[Start MATERIAL FOR THIS EXERCISE]
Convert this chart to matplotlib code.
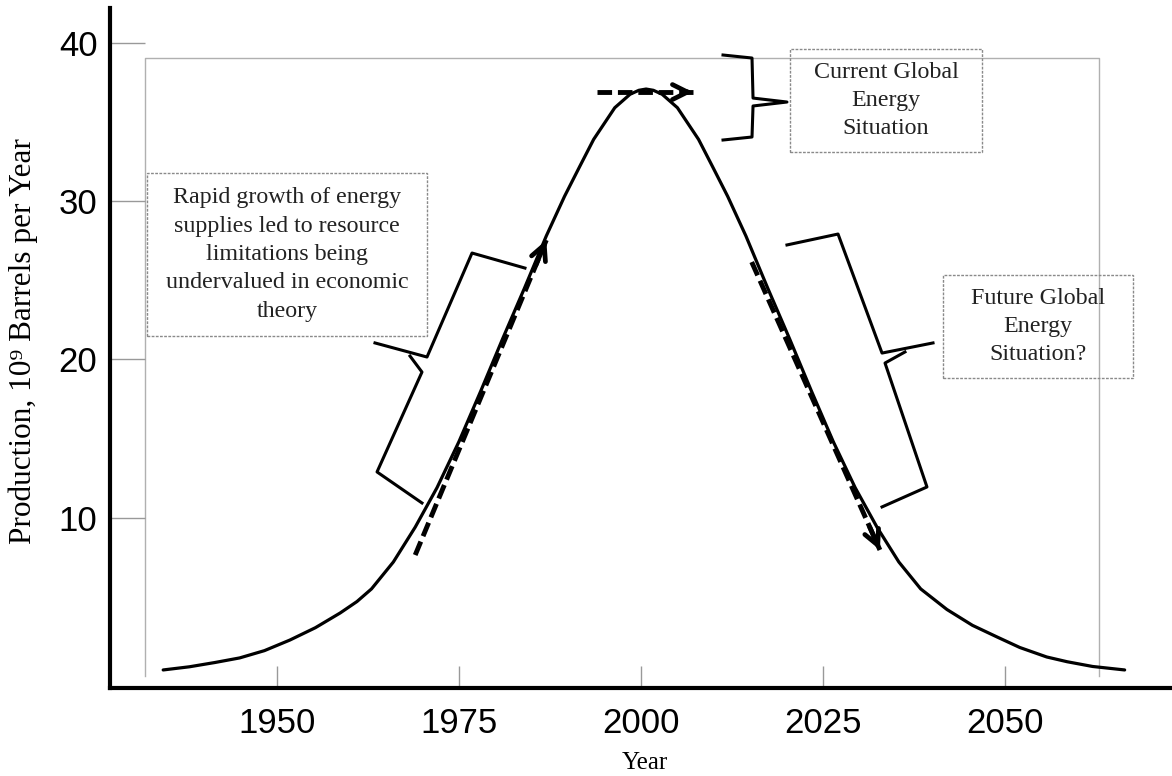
import matplotlib
matplotlib.use('Agg')
import matplotlib.pyplot as plt
from matplotlib.patches import Rectangle

# Production curve (year, 10^9 barrels per year)
years = [1934.4, 1938.0, 1941.5, 1944.9, 1948.3, 1951.8, 1955.3, 1958.7, 1961.0,
         1963.0, 1966.0, 1969.0, 1972.0, 1975.0, 1978.0, 1981.0, 1984.0, 1987.0,
         1989.5, 1991.6, 1993.5, 1996.4, 1998.5, 1999.7, 2000.7, 2001.7, 2002.9,
         2005.0, 2007.9, 2009.8, 2011.9, 2014.4, 2017.4, 2020.4, 2023.4, 2026.4,
         2029.4, 2032.4, 2035.4, 2038.4, 2042.0, 2045.5, 2048.9, 2052.0, 2055.7,
         2058.5, 2062.0, 2066.4]
production = [0.38, 0.58, 0.85, 1.14, 1.6, 2.27, 3.05, 3.98, 4.7,
              5.5, 7.2, 9.4, 11.9, 14.8, 18.0, 21.3, 24.5, 27.8,
              30.3, 32.2, 33.9, 35.9, 36.75, 37.0, 37.08, 37.0, 36.75,
              35.9, 33.9, 32.2, 30.3, 27.8, 24.5, 21.3, 18.0, 14.8,
              11.9, 9.4, 7.2, 5.5, 4.2, 3.2, 2.46, 1.8, 1.2,
              0.9, 0.6, 0.38]

x_ticks = [1950, 1975, 2000, 2025, 2050]
y_ticks = [10, 20, 30, 40]

# dashed arrows (tail, head)
arrow_up = [(1969.0, 7.64), (1987.0, 27.54)]
arrow_flat = [(1994.0, 36.89), (2007.1, 36.89)]
arrow_down = [(2015.2, 26.15), (2032.8, 7.96)]

# braces as polylines
brace_left = [[(1984.07, 25.77), (1976.80, 26.72), (1970.62, 20.15), (1963.48, 21.04)],
              [(1968.29, 20.21), (1969.93, 19.20), (1963.76, 12.89), (1969.93, 10.93)]]
brace_top = [[(2011.26, 39.23), (2015.24, 39.04), (2015.38, 36.51), (2020.04, 36.26),
              (2015.38, 36.01), (2015.24, 34.05), (2011.26, 33.86)]]
brace_right = [[(2020.04, 27.23), (2027.05, 27.92), (2033.09, 20.40), (2040.09, 21.04)],
               [(2036.24, 20.47), (2033.50, 19.77), (2039.26, 11.94), (2033.09, 10.68)]]

# text boxes: (x0, x1, y0, y1, text)
boxes = [
    (1932.18, 1970.62, 21.48, 31.78,
     "Rapid growth of energy\nsupplies led to resource\nlimitations being\nundervalued in economic\ntheory"),
    (2020.46, 2046.82, 33.10, 39.61, "Current Global\nEnergy\nSituation"),
    (2041.46, 2067.55, 18.82, 25.33, "Future Global\nEnergy\nSituation?"),
]

serif = 'Liberation Serif'
sans = 'Liberation Sans'

fig = plt.figure(figsize=(11.72, 7.76), dpi=100)
ax = fig.add_axes([110 / 1172, 88 / 776, 1062 / 1172, 680 / 776])
ax.set_xlim(1927.1, 2072.9)
ax.set_ylim(-0.76, 42.2)

# inner light frame (left, top, right)
ax.plot([1931.9, 1931.9, 2062.9, 2062.9], [0, 39.04, 39.04, 0], color='#b0b0b0',
        lw=1.0, zorder=0)

for side in ['top', 'right']:
    ax.spines[side].set_visible(False)
for side in ['left', 'bottom']:
    ax.spines[side].set_linewidth(3)
    ax.spines[side].set_color('black')

ax.set_xticks(x_ticks)
ax.set_yticks(y_ticks)
ax.tick_params(axis='x', direction='in', length=16, width=1, color='#999999',
               labelsize=25, pad=14)
ax.tick_params(axis='y', direction='in', length=25, width=1, color='#999999',
               labelsize=25, pad=9)
for lab in ax.get_xticklabels() + ax.get_yticklabels():
    lab.set_fontfamily(sans)

ax.set_xlabel('Year', fontfamily=serif, fontsize=18)
ax.xaxis.set_label_coords(0.504, -0.094)
ax.set_ylabel('Production, 10⁹ Barrels per Year', fontfamily=[serif, 'DejaVu Serif'],
              fontsize=22.5)
ax.yaxis.set_label_coords(-0.068, 0.51)

ax.plot(years, production, color='black', lw=2.3, solid_capstyle='round',
        solid_joinstyle='round')

for tail, head in [arrow_up, arrow_flat, arrow_down]:
    ax.plot([tail[0], head[0]], [tail[1], head[1]], color='black', lw=3.5,
            linestyle=(0, (3, 1.2)))
    near = (head[0] - 0.08 * (head[0] - tail[0]), head[1] - 0.08 * (head[1] - tail[1]))
    ax.annotate('', xy=head, xytext=near,
                arrowprops=dict(arrowstyle='->', lw=3.4, color='black',
                                mutation_scale=27, shrinkA=0, shrinkB=0))

for brace in [brace_left, brace_top, brace_right]:
    for seg in brace:
        ax.plot([p[0] for p in seg], [p[1] for p in seg], color='black', lw=2.2,
                solid_joinstyle='round')

for x0, x1, y0, y1, txt in boxes:
    ax.add_patch(Rectangle((x0, y0), x1 - x0, y1 - y0, fill=False,
                           edgecolor='#8a8a8a', lw=1.0, linestyle=(0, (2, 1))))
    ax.text((x0 + x1) / 2, (y0 + y1) / 2, txt, ha='center', va='center',
            multialignment='center', fontfamily=serif, fontsize=17.3,
            linespacing=1.46, color='#222222')

plt.savefig('out.png', dpi=100)
plt.close()
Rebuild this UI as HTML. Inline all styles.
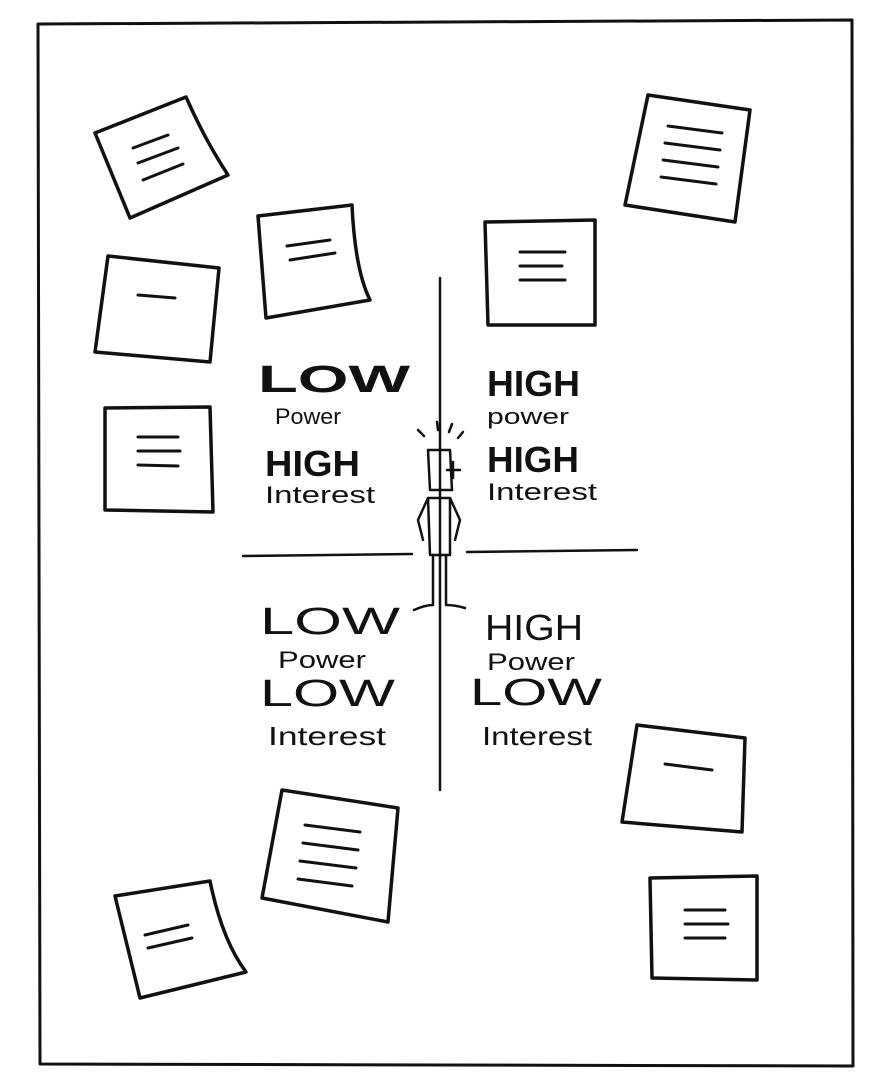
<!DOCTYPE html>
<html><head><meta charset="utf-8"><style>
html,body{margin:0;padding:0;background:#fff;}
svg{display:block;}
text{font-family:"Liberation Sans",sans-serif;fill:#111;}
.b{font-weight:bold;}
</style></head><body>
<svg width="871" height="1085" viewBox="0 0 871 1085" xmlns="http://www.w3.org/2000/svg">
<g fill="none" stroke="#111" stroke-linecap="round" stroke-linejoin="round">
<path d="M38 24 L852 20 L853 1066 L40 1064 Z" stroke-width="3"/>
<g stroke-width="3.5">
<path d="M95 133 L186 97 Q205 140 228 175 L130 218 Z"/>
<path d="M258 216 L352 205 Q355 270 370 300 L266 318 Z"/>
<path d="M108 256 L219 268 L210 362 L95 352 Z"/>
<path d="M105 408 L210 407 L213 512 L105 510 Z"/>
<path d="M648 95 L750 110 L735 222 L625 205 Z"/>
<path d="M485 222 L595 220 L595 325 L488 325 Z"/>
<path d="M637 725 L745 738 L742 832 L622 822 Z"/>
<path d="M650 878 L757 876 L757 980 L652 978 Z"/>
<path d="M282 790 L398 808 L388 922 L262 898 Z"/>
<path d="M115 896 L210 881 Q222 940 246 972 L140 998 Z"/>
</g>
<g stroke-width="3">
<path d="M133 148 L168 135 M138 163 L178 148 M143 180 L183 164"/>
<path d="M287 246 L330 240 M290 260 L335 253"/>
<path d="M138 295 L175 298"/>
<path d="M138 437 L178 437 M138 451 L180 451 M138 465 L178 466"/>
<path d="M668 126 L722 133 M665 143 L720 150 M663 160 L718 167 M661 177 L716 184"/>
<path d="M520 252 L565 252 M520 266 L562 266 M520 280 L565 280"/>
<path d="M665 764 L712 770"/>
<path d="M685 910 L725 910 M685 924 L728 924 M685 938 L725 938"/>
<path d="M305 825 L360 832 M303 843 L358 850 M300 861 L356 868 M298 879 L352 886"/>
<path d="M145 935 L188 925 M148 948 L192 938"/>
</g>
<g stroke-width="2.5">
<path d="M440 278 L440 790"/>
<path d="M243 556 L412 554 M467 552 L637 550"/>
</g>
<g stroke-width="2.5">
<path d="M428 450 L450 450 L452 490 L430 490 Z"/>
<path d="M447 470 L460 470 M453 462 L453 478"/>
<path d="M418 430 L424 436 M437 422 L438 430 M452 424 L449 432 M463 432 L458 438"/>
<path d="M428 498 L450 498 L460 520 L455 540 M428 498 L418 520 L423 540 M428 498 L430 555 L450 555 L450 498"/>
<path d="M433 555 L433 605 Q425 605 414 610 M446 555 L446 605 Q455 605 465 608"/>
</g>
</g>
<g>
<text x="258" y="392" font-size="38" class="b" textLength="152" lengthAdjust="spacingAndGlyphs">LOW</text>
<text x="275" y="424" font-size="22" textLength="66" lengthAdjust="spacingAndGlyphs">Power</text>
<text x="265" y="476" font-size="36" class="b" textLength="95" lengthAdjust="spacingAndGlyphs">HIGH</text>
<text x="265" y="503" font-size="24" textLength="110" lengthAdjust="spacingAndGlyphs">Interest</text>
<text x="487" y="396" font-size="36" class="b" textLength="93" lengthAdjust="spacingAndGlyphs">HIGH</text>
<text x="487" y="424" font-size="22" textLength="82" lengthAdjust="spacingAndGlyphs">power</text>
<text x="487" y="472" font-size="36" class="b" textLength="92" lengthAdjust="spacingAndGlyphs">HIGH</text>
<text x="487" y="500" font-size="24" textLength="110" lengthAdjust="spacingAndGlyphs">Interest</text>
<text x="260" y="634" font-size="38" textLength="140" lengthAdjust="spacingAndGlyphs">LOW</text>
<text x="278" y="668" font-size="24" textLength="88" lengthAdjust="spacingAndGlyphs">Power</text>
<text x="260" y="706" font-size="38" textLength="135" lengthAdjust="spacingAndGlyphs">LOW</text>
<text x="268" y="745" font-size="26" textLength="118" lengthAdjust="spacingAndGlyphs">Interest</text>
<text x="485" y="640" font-size="36" textLength="98" lengthAdjust="spacingAndGlyphs">HIGH</text>
<text x="487" y="670" font-size="24" textLength="88" lengthAdjust="spacingAndGlyphs">Power</text>
<text x="470" y="705" font-size="38" textLength="132" lengthAdjust="spacingAndGlyphs">LOW</text>
<text x="482" y="745" font-size="26" textLength="110" lengthAdjust="spacingAndGlyphs">Interest</text>
</g>
</svg>
</body></html>
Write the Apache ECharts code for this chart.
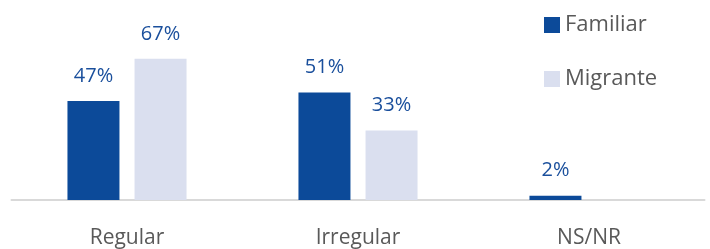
[End MATERIAL FOR THIS EXERCISE]
TASK OBJECTIVE = Copy exactly the lines from the first line of the records above through the line with "0.9, 0.6, 0.38]", both included, and nothing else. Pictures stay out.

TASK RESPONSE =
Convert this chart to matplotlib code.
import matplotlib
matplotlib.use('Agg')
import matplotlib.pyplot as plt
from matplotlib.patches import Rectangle

# Production curve (year, 10^9 barrels per year)
years = [1934.4, 1938.0, 1941.5, 1944.9, 1948.3, 1951.8, 1955.3, 1958.7, 1961.0,
         1963.0, 1966.0, 1969.0, 1972.0, 1975.0, 1978.0, 1981.0, 1984.0, 1987.0,
         1989.5, 1991.6, 1993.5, 1996.4, 1998.5, 1999.7, 2000.7, 2001.7, 2002.9,
         2005.0, 2007.9, 2009.8, 2011.9, 2014.4, 2017.4, 2020.4, 2023.4, 2026.4,
         2029.4, 2032.4, 2035.4, 2038.4, 2042.0, 2045.5, 2048.9, 2052.0, 2055.7,
         2058.5, 2062.0, 2066.4]
production = [0.38, 0.58, 0.85, 1.14, 1.6, 2.27, 3.05, 3.98, 4.7,
              5.5, 7.2, 9.4, 11.9, 14.8, 18.0, 21.3, 24.5, 27.8,
              30.3, 32.2, 33.9, 35.9, 36.75, 37.0, 37.08, 37.0, 36.75,
              35.9, 33.9, 32.2, 30.3, 27.8, 24.5, 21.3, 18.0, 14.8,
              11.9, 9.4, 7.2, 5.5, 4.2, 3.2, 2.46, 1.8, 1.2,
              0.9, 0.6, 0.38]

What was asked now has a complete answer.